Irving Penn is widely recognized as one of the 20th century’s greatest photographers. Vogue’s longest-standing contributor, Penn revolutionized fashion photography in the postwar era. The retrospective at the de Young Museum San Francisco traces his 70-year spanning career in 175 photographs—from early documentary scenes chronicling the Summer of Love to celebrity portraits, abstract nudes, and fashion studies.
The graphic identity and typographic concept were developed by Lizzie Baur and uses a custom unreleased variable version of Charlottenburg, which was created for the exhibition. A major through-line centers on theatricality and artifice. For the existential portrait series, Penn made a banal, temporary set in which he stuffed his subjects into a corner crevice, challenging them to grapple with physically occupying such an unusual space.
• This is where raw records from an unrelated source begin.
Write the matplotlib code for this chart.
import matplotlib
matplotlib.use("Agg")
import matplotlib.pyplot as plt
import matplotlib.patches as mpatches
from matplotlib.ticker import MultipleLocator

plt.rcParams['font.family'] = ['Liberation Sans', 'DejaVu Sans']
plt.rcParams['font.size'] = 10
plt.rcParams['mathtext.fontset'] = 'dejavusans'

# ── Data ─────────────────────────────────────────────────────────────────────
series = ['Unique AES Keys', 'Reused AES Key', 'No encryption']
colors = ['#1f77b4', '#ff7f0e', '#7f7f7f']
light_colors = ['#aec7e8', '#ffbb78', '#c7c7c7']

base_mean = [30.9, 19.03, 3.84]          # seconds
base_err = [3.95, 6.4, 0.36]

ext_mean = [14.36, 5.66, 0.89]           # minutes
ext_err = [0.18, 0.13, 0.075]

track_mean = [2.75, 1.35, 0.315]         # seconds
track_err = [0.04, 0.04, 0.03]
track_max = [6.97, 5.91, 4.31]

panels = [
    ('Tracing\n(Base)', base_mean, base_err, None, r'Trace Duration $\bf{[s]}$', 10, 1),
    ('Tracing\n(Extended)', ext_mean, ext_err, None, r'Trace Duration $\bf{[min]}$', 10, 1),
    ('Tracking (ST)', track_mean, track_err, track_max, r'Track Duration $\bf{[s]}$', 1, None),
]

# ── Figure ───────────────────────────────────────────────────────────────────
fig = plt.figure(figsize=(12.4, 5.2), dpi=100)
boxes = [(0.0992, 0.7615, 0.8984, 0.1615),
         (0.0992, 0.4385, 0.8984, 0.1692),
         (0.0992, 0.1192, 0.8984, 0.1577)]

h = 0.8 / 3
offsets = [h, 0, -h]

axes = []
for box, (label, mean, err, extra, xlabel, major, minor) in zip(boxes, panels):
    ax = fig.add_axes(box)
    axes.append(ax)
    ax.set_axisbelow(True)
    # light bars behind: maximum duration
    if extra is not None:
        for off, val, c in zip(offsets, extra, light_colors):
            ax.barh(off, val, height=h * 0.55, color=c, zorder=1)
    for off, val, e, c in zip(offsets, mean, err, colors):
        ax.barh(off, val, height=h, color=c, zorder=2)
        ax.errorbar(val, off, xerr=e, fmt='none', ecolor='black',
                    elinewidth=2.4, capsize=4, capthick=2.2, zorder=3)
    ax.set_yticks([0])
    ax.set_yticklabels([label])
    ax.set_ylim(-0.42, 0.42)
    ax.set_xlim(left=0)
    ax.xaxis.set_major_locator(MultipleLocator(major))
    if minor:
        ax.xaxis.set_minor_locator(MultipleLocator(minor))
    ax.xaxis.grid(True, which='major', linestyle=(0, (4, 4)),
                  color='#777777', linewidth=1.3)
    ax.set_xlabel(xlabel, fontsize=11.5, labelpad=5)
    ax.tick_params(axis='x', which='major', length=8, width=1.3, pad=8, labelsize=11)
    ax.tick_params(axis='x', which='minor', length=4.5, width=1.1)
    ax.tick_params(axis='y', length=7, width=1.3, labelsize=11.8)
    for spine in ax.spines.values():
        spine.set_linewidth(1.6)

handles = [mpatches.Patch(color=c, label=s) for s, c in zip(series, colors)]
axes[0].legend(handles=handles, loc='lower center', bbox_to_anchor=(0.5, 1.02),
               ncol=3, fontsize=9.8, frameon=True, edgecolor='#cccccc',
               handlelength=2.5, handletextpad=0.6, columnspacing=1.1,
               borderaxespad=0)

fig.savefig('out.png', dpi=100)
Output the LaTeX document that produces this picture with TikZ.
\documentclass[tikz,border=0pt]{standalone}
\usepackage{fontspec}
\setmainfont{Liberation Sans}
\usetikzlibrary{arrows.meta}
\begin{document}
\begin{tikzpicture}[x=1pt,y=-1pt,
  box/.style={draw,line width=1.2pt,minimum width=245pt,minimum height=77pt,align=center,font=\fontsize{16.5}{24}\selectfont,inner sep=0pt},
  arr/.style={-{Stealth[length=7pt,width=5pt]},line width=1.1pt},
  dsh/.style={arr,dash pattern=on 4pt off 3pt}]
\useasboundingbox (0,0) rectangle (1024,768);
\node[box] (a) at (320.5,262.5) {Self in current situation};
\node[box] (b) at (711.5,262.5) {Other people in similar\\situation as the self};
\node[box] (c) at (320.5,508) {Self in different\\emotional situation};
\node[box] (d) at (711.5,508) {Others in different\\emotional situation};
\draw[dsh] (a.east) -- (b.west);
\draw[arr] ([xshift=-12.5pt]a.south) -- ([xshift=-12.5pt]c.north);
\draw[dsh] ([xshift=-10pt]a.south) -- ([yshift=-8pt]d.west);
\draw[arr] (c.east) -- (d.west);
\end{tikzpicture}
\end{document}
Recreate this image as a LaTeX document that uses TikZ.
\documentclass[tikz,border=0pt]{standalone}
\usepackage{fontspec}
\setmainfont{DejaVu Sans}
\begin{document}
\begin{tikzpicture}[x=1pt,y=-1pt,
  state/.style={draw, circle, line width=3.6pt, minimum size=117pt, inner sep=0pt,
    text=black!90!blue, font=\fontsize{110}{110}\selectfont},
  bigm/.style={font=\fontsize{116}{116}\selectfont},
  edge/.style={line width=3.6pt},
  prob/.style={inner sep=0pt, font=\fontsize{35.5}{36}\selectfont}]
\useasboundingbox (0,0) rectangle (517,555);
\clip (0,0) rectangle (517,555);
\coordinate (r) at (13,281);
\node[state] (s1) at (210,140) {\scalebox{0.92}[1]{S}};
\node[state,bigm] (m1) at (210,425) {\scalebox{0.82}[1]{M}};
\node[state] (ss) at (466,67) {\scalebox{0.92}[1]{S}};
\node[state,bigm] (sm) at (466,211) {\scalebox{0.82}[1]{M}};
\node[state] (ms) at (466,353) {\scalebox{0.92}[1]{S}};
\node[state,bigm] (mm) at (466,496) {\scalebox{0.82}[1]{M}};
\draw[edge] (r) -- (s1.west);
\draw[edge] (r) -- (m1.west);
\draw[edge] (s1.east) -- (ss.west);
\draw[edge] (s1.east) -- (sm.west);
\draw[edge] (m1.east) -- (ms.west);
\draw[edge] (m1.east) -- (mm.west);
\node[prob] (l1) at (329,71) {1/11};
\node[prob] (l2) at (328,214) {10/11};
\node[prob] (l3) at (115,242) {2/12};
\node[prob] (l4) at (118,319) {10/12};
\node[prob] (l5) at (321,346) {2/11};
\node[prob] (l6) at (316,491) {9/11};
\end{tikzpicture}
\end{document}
Their bodies became almost sculptural as his sitters contort and utilize the space in radically different ways. To rearticulate the gesture typographically, Lizzie Baur imagined their bodies as letterforms. The width of the characters can be manually scaled, just like the portrayed adapt to their unfamiliar surroundings.
The variable font is also employed in motion graphics, which nicely contrasts with the all-analog title wall leading to the exhibition. The wall was painted by hand by the San Francisco-based sign painting studio New Bohemia Signs and took over three days to complete.
ITC Garamond supports the expressive typography and large-scale display arrangements in the more toned-down, classical communication elements.